2017-01-15 16:25:00
Wojciech Staniec

Pierwszy remis na mundialu!

Bardzo zacięte i wyrównane było starcie Islandii i Tunezji. Po emocjonującej końcówce obie drużyny musiały zadowolić się remisem 22:22 i jednym punktem.

Spotkanie to zapowiadało się bardzo ciekawie i zdecydowanie nie zawiodło oczekiwań. Dość szybko zarysowała się przewaga Tunezyjczyków, którzy odskoczyli na 3-4 bramki. Duży wkład w to miał Amine Bannour, który przed przerwą rzucił osiem bramek (na dziewięć prób).

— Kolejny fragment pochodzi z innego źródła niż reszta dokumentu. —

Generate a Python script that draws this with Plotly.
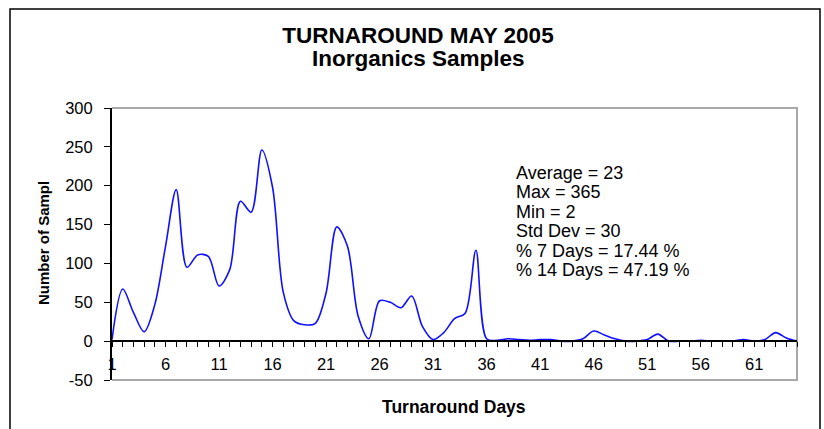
import plotly.graph_objects as go

# ---- data ----
days = list(range(1, 66))
samples = [
    2, 67, 37, 12, 47, 122, 195, 95, 111, 109,
    71, 92, 180, 166, 246, 198, 63, 26, 21, 23,
    62, 147, 122, 32, 3, 52, 50, 43, 58, 19,
    2, 11, 29, 36, 117, 3, 1, 3, 2, 1,
    2, 2, 0, 0, 3, 13, 8, 3, 0, 0,
    2, 9, 0, 0, 0, 1, 0, 0, 0, 2,
    0, 2, 11, 4, 0,
]
x_tick_labels = [str(d) if (d - 1) % 5 == 0 else "" for d in days]
y_ticks = [-50, 0, 50, 100, 150, 200, 250, 300]
y_tick_labels = ["-50", "0", "50", "100", "150", "200", "250", "300"]
stats_lines = [
    "Average = 23",
    "Max = 365",
    "Min = 2",
    "Std Dev = 30",
    "% 7 Days = 17.44 %",
    "% 14 Days = 47.19 %",
]
title_line1 = "TURNAROUND MAY 2005"
title_line2 = "Inorganics Samples"
x_title = "Turnaround Days"
y_title = "Number of Sampl"

FONT = "Liberation Sans, Arial, sans-serif"
W, H = 824, 429
L, R, T, B = 112, 27, 108, 49
PW, PH = W - L - R, H - T - B


def px_to_paper_x(px):
    return (px - L) / PW


def py_to_paper_y(py):
    return (H - B - py) / PH


fig = go.Figure()
fig.add_trace(go.Scatter(
    x=days, y=samples, mode="lines",
    line=dict(color="#1010ff", width=1.6, shape="spline", smoothing=0.9),
    showlegend=False, hoverinfo="x+y",
))

zero_pos = 50 / 350

fig.update_layout(
    width=W, height=H,
    margin=dict(l=L, r=R, t=T, b=B),
    paper_bgcolor="white", plot_bgcolor="white",
    font=dict(family=FONT, color="black", size=16),
    title=dict(text="<b>%s</b>" % title_line1, x=418 / W,
               xanchor="center", y=1 - 35 / H, yanchor="middle",
               font=dict(size=22.5, family=FONT, color="black")),
    xaxis=dict(
        range=[1, 65], tickmode="array", tickvals=days, ticktext=x_tick_labels,
        anchor="free", position=zero_pos, showline=True, linecolor="black", linewidth=2,
        ticks="outside", ticklen=5, tickwidth=1.3, tickcolor="black",
        showgrid=False, zeroline=False, tickfont=dict(size=16.5),
        ticklabelstandoff=3,
    ),
    xaxis2=dict(
        range=[1, 65], tickmode="array", tickvals=days, ticktext=[""] * len(days),
        overlaying="x", anchor="free", position=zero_pos, showline=False,
        ticks="inside", ticklen=5, tickwidth=1.3, tickcolor="black",
        showgrid=False, zeroline=False, showticklabels=False,
    ),
    yaxis=dict(
        range=[-50, 300], tickmode="array", tickvals=y_ticks, ticktext=y_tick_labels,
        showline=True, linecolor="black", linewidth=2,
        ticks="outside", ticklen=6, tickwidth=1.3, tickcolor="black",
        showgrid=False, zeroline=False, tickfont=dict(size=16.5),
        ticklabelstandoff=8,
    ),
    yaxis2=dict(
        range=[-50, 300], tickmode="array", tickvals=y_ticks, overlaying="y",
        anchor="x", side="left", showline=False,
        ticks="inside", ticklen=6, tickwidth=1.3, tickcolor="black",
        showgrid=False, zeroline=False, showticklabels=False,
    ),
)

# grey plot-area border (top, right, bottom)
fig.add_shape(type="path", xref="paper", yref="paper",
              path="M 0 1 L 1 1 L 1 0 L 0 0",
              line=dict(color="#a8a8a8", width=2), layer="below")
# outer chart border
fig.add_shape(type="rect", xref="paper", yref="paper",
              x0=px_to_paper_x(10), x1=px_to_paper_x(820),
              y0=py_to_paper_y(445), y1=py_to_paper_y(9),
              line=dict(color="black", width=1.5), layer="below")

# subtitle
fig.add_annotation(text="<b>%s</b>" % title_line2, xref="paper", yref="paper",
                   x=px_to_paper_x(418), y=py_to_paper_y(59),
                   xanchor="center", yanchor="middle", showarrow=False,
                   font=dict(size=22.5, family=FONT, color="black"))
# axis titles
fig.add_annotation(text="<b>%s</b>" % x_title, xref="paper", yref="paper",
                   x=px_to_paper_x(454), y=py_to_paper_y(407),
                   xanchor="center", yanchor="middle", showarrow=False,
                   font=dict(size=17.5, family=FONT, color="black"))
fig.add_annotation(text="<b>%s</b>" % y_title, xref="paper", yref="paper",
                   x=px_to_paper_x(43), y=py_to_paper_y(243), textangle=-90,
                   xanchor="center", yanchor="middle", showarrow=False,
                   font=dict(size=15, family=FONT, color="black"))
# statistics text block
for i, line in enumerate(stats_lines):
    fig.add_annotation(text=line, xref="paper", yref="paper",
                       x=px_to_paper_x(514), y=py_to_paper_y(173 + i * 19.4),
                       xanchor="left", yanchor="middle", showarrow=False,
                       font=dict(size=18, family=FONT, color="black"))

fig.write_html("out.html", config={"displayModeBar": False},
               post_script="document.body.style.margin='0';document.body.style.overflow='hidden';")
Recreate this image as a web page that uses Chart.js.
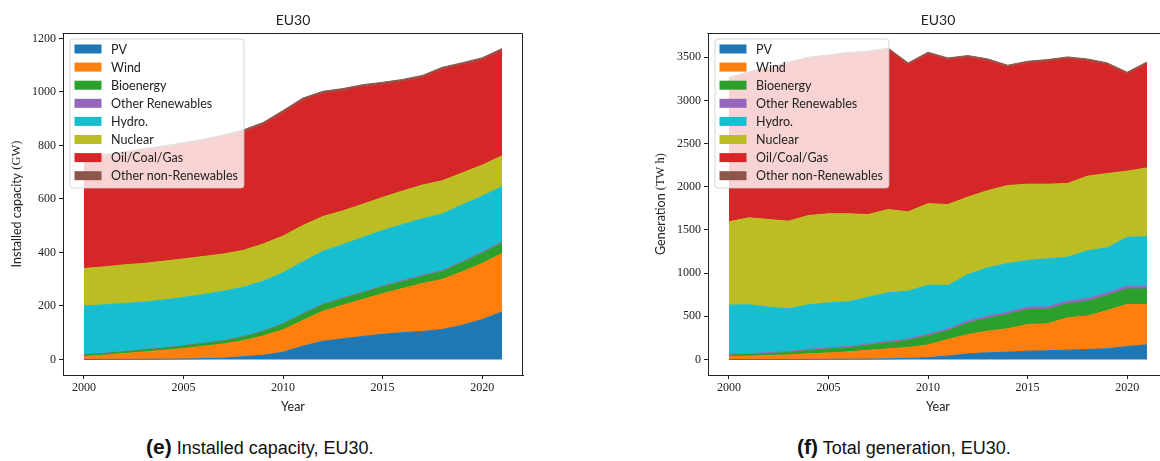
<!DOCTYPE html>
<html><head><meta charset="utf-8">
<script src="https://cdn.jsdelivr.net/npm/chart.js@4.4.1/dist/chart.umd.min.js"></script>
<style>
html,body{margin:0;padding:0;width:1160px;height:461px;overflow:hidden;background:#fff;}
#c1{position:absolute;left:0;top:0;}
#c2{position:absolute;left:620px;top:0;}
.cap{position:absolute;top:434px;font-family:'Liberation Sans',Arial,sans-serif;font-size:18px;line-height:26px;color:#111;white-space:nowrap;}
.cap b{font-size:21px;}
</style></head><body>
<canvas id="c1" width="560" height="420"></canvas>
<canvas id="c2" width="560" height="420"></canvas>
<div class="cap" style="left:146px"><b>(e)</b> Installed capacity, EU30.</div>
<div class="cap" style="left:797px"><b>(f)</b> Total generation, EU30.</div>
<script>
// ---------- data ----------
const years = [2000,2001,2002,2003,2004,2005,2006,2007,2008,2009,2010,2011,2012,2013,2014,2015,2016,2017,2018,2019,2020,2021];
const seriesNames = ['PV','Wind','Bioenergy','Other Renewables','Hydro.','Nuclear','Oil/Coal/Gas','Other non-Renewables'];
const xTicks = [2000,2005,2010,2015,2020];

// Installed capacity (GW)
const capPV      = [0.2,0.3,0.4,0.6,1,2,3,5,10,16,27,50,68,77,86,94,100,105,112,128,149,178];
const capWind    = [10.8,15.7,21.6,27.4,33,39,46,53,60,72,84,96,112,126,138,152,165,179,187,200,210,218];
const capBio     = [6,6,6.5,7,8,9.5,10.5,11.5,14,16.5,22,23.5,24.5,24.5,25,25.5,26,27,30,34,38,39.5];
const capOthRen  = [1,1,1,1,1.2,1.3,1.4,1.5,1.7,2,2.2,2.4,2.6,2.8,3,3.2,3.4,3.6,3.8,4,4.2,4.5];
const capHydro   = [182,181,180,178,179,180,182,184,184,186,189,193,197,199,204,207,210,211,211,212,209,206];
const capNuclear = [140,142,144,145,145,144,142,139,138,139,137,136,130,126,124,124,125,126,124,119,116,115];
const capFossil  = [407,411,414,420,423,426,430,436,442,446,461,468,460,449,439,422,409,402,416,404,393,393];
const capOthNon  = [8,8,8,8,8,8,8,8,8,8,8,8,8,8,8,8,8,8,8,8,8,8];
const capYTicks  = [0,200,400,600,800,1000,1200];

// Total generation (TWh)
const genPV      = [0.1,0.2,0.3,0.5,1,1.5,2.5,4,7,12,20,39,66,77,85,96,100,108,116,123,150,170];
const genWind    = [30.9,36.8,44.7,51.5,64,74.5,85.5,102,115,126,148,192,223,251,270,309,313,374,386,444,487,467];
const genBio     = [19,19,24,29,38,46,48,59,72,83,105,103,132,149,167,173,168,163,173,173,179,179];
const genOthRen  = [10,10,11,11,12,13,14,15,16,17,19,21,23,25,26,28,29,30,31,32,33,33];
const genHydro   = [569,567,526,494,518,521,517,541,562,553,568,501,540,559,563,540,555,509,552,520,567,571];
const genNuclear = [964,1007,1014,1015,1034,1030,1019,957,964,918,944,938,896,894,903,884,865,853,864,861,764,798];
const genFossil  = [1650,1668,1738,1822,1811,1817,1847,1870,1847,1703,1731,1675,1617,1503,1371,1401,1420,1444,1336,1259,1124,1205];
const genOthNon  = [22,22,22,22,22,22,22,22,22,22,22,22,22,22,22,22,22,22,22,22,22,22];
const genYTicks  = [0,500,1000,1500,2000,2500,3000,3500];

const COLORS = ['#1f77b4','#ff7f0e','#2ca02c','#9467bd','#17becf','#bcbd22','#d62728','#8c564b'];
const SANS = "Lato, 'Open Sans', sans-serif";
const SERIF = "'Liberation Serif', 'DejaVu Serif', serif";
const INK = '#222';

const framePlugin = {
  id: 'frameAndLegend',
  afterDraw(chart, args, opts) {
    const ctx = chart.ctx, ca = chart.chartArea;
    ctx.save();
    // frame (top / right spines)
    ctx.strokeStyle = INK; ctx.lineWidth = 1;
    const L = Math.round(ca.left) - 0.5, T = Math.round(ca.top) + 0.5;
    const R = Math.round(ca.right) - 0.5, B = Math.round(ca.bottom) + 0.5;
    ctx.beginPath();
    ctx.moveTo(L, T); ctx.lineTo(R, T); ctx.lineTo(R, B);
    ctx.stroke();
    // title
    ctx.fillStyle = INK;
    ctx.font = "14px " + SANS;
    ctx.textAlign = 'center'; ctx.textBaseline = 'middle';
    ctx.fillText(opts.title, (ca.left + ca.right) / 2, 20);
    // y label (mixed fonts)
    ctx.save();
    ctx.translate(opts.yLabelX, (ca.top + ca.bottom) / 2);
    ctx.rotate(-Math.PI / 2);
    ctx.font = "12.5px " + SANS;
    const w1 = ctx.measureText(opts.yLabel).width;
    ctx.font = "12.5px " + SERIF;
    const w2 = ctx.measureText(opts.yUnit).width;
    let x0 = -(w1 + w2) / 2;
    ctx.textAlign = 'left';
    ctx.font = "12.5px " + SANS;
    ctx.fillText(opts.yLabel, x0, 0);
    ctx.font = "12.5px " + SERIF;
    ctx.fillText(opts.yUnit, x0 + w1, 0);
    ctx.restore();
    // legend
    ctx.font = "12.5px " + SANS;
    const ds = chart.data.datasets;
    let maxW = 0;
    ds.forEach(d => { maxW = Math.max(maxW, ctx.measureText(d.label).width); });
    const bx = ca.left + 7, by = ca.top + 6;
    const bw = 41 + maxW + 6, bh = 149;
    const r = 3;
    ctx.beginPath();
    ctx.moveTo(bx + r, by);
    ctx.lineTo(bx + bw - r, by); ctx.arcTo(bx + bw, by, bx + bw, by + r, r);
    ctx.lineTo(bx + bw, by + bh - r); ctx.arcTo(bx + bw, by + bh, bx + bw - r, by + bh, r);
    ctx.lineTo(bx + r, by + bh); ctx.arcTo(bx, by + bh, bx, by + bh - r, r);
    ctx.lineTo(bx, by + r); ctx.arcTo(bx, by, bx + r, by, r);
    ctx.closePath();
    ctx.fillStyle = 'rgba(255,255,255,0.8)';
    ctx.fill();
    ctx.strokeStyle = 'rgba(204,204,204,0.8)';
    ctx.lineWidth = 1;
    ctx.stroke();
    ds.forEach((d, i) => {
      const cy = by + 10 + 18.1 * i;
      ctx.fillStyle = d.backgroundColor;
      ctx.fillRect(bx + 4.5, cy - 4.5, 27, 9);
      ctx.fillStyle = INK;
      ctx.textAlign = 'left'; ctx.textBaseline = 'middle';
      ctx.fillText(d.label, bx + 41, cy + 0.5);
    });
    ctx.restore();
  }
};

function makeChart(id, series, cfg) {
  const datasets = series.map((vals, i) => ({
    label: seriesNames[i],
    data: years.map((y, k) => ({x: y, y: vals[k]})),
    backgroundColor: COLORS[i],
    borderColor: COLORS[i],
    borderWidth: 1,
    pointRadius: 0,
    tension: 0,
    fill: i === 0 ? 'origin' : '-1'
  }));
  return new Chart(document.getElementById(id), {
    type: 'line',
    data: { datasets },
    plugins: [framePlugin],
    options: {
      responsive: false, animation: false, devicePixelRatio: 1,
      layout: { padding: { left: 0, top: 33, right: cfg.padRight, bottom: 0 } },
      plugins: {
        legend: { display: false }, tooltip: { enabled: false }, title: { display: false },
        frameAndLegend: { title: 'EU30', yLabel: cfg.yLabel, yUnit: cfg.yUnit, yLabelX: cfg.yLabelX }
      },
      scales: {
        x: {
          type: 'linear', min: 1998.95, max: 2022.05,
          afterBuildTicks: s => { s.ticks = xTicks.map(v => ({ value: v })); },
          afterFit: s => { s.height = 45; },
          grid: { display: true, drawOnChartArea: false, drawTicks: true, tickLength: 4, color: INK, lineWidth: 1 },
          border: { display: true, color: INK, width: 1 },
          ticks: { font: { family: SERIF, size: 12 }, color: INK, padding: 2, maxRotation: 0, autoSkip: false, callback: v => String(v) },
          title: { display: true, text: 'Year', font: { family: SANS, size: 12.5 }, color: INK, padding: { top: 0, bottom: 6 } }
        },
        y: {
          type: 'linear', stacked: true, min: cfg.yMin, max: cfg.yMax,
          afterBuildTicks: s => { s.ticks = cfg.yTicks.map(v => ({ value: v })); },
          afterFit: s => { s.width = cfg.yWidth; },
          grid: { display: true, drawOnChartArea: false, drawTicks: true, tickLength: 4, color: INK, lineWidth: 1 },
          border: { display: true, color: INK, width: 1 },
          ticks: { font: { family: SERIF, size: 12 }, color: INK, padding: 3, autoSkip: false, callback: v => String(v) }
        }
      }
    }
  });
}

makeChart('c1',
  [capPV, capWind, capBio, capOthRen, capHydro, capNuclear, capFossil, capOthNon],
  { yMin: -58, yMax: 1220, yTicks: capYTicks, yWidth: 63, padRight: 37,
    yLabel: 'Installed capacity ', yUnit: '(GW)', yLabelX: 17 });

makeChart('c2',
  [genPV, genWind, genBio, genOthRen, genHydro, genNuclear, genFossil, genOthNon],
  { yMin: -180, yMax: 3780, yTicks: genYTicks, yWidth: 88, padRight: 12,
    yLabel: 'Generation ', yUnit: '(TW h)', yLabelX: 41 });
</script>
</body></html>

Pod koniec pierwszej połowy Islandczycy zaczęli odrabiać straty i udało im się złapać kontakt. Po trzydziestu minutach na dwubramkowym prowadzeniu byli Tunezyjczycy, a to zwiastowało ogromne emocje po przerwie.

Po wznowieniu gry Bannour zagubił już swoją fantastyczną przerwą. Islandia grała lepiej i zaczęła odrabiać. Następnie udało jej się wyjść na prowadzenie. Tunezyjczycy nie pozwolili im jednak zbudować sobie bezpiecznej przewagi i do samego końca pojedynek był bardzo zacięty. Cztery minuty przed końcem był remis po 21. 

Obie drużyny rzuciły jeszcze po bramce i musiały się zadowolić jednym punktem.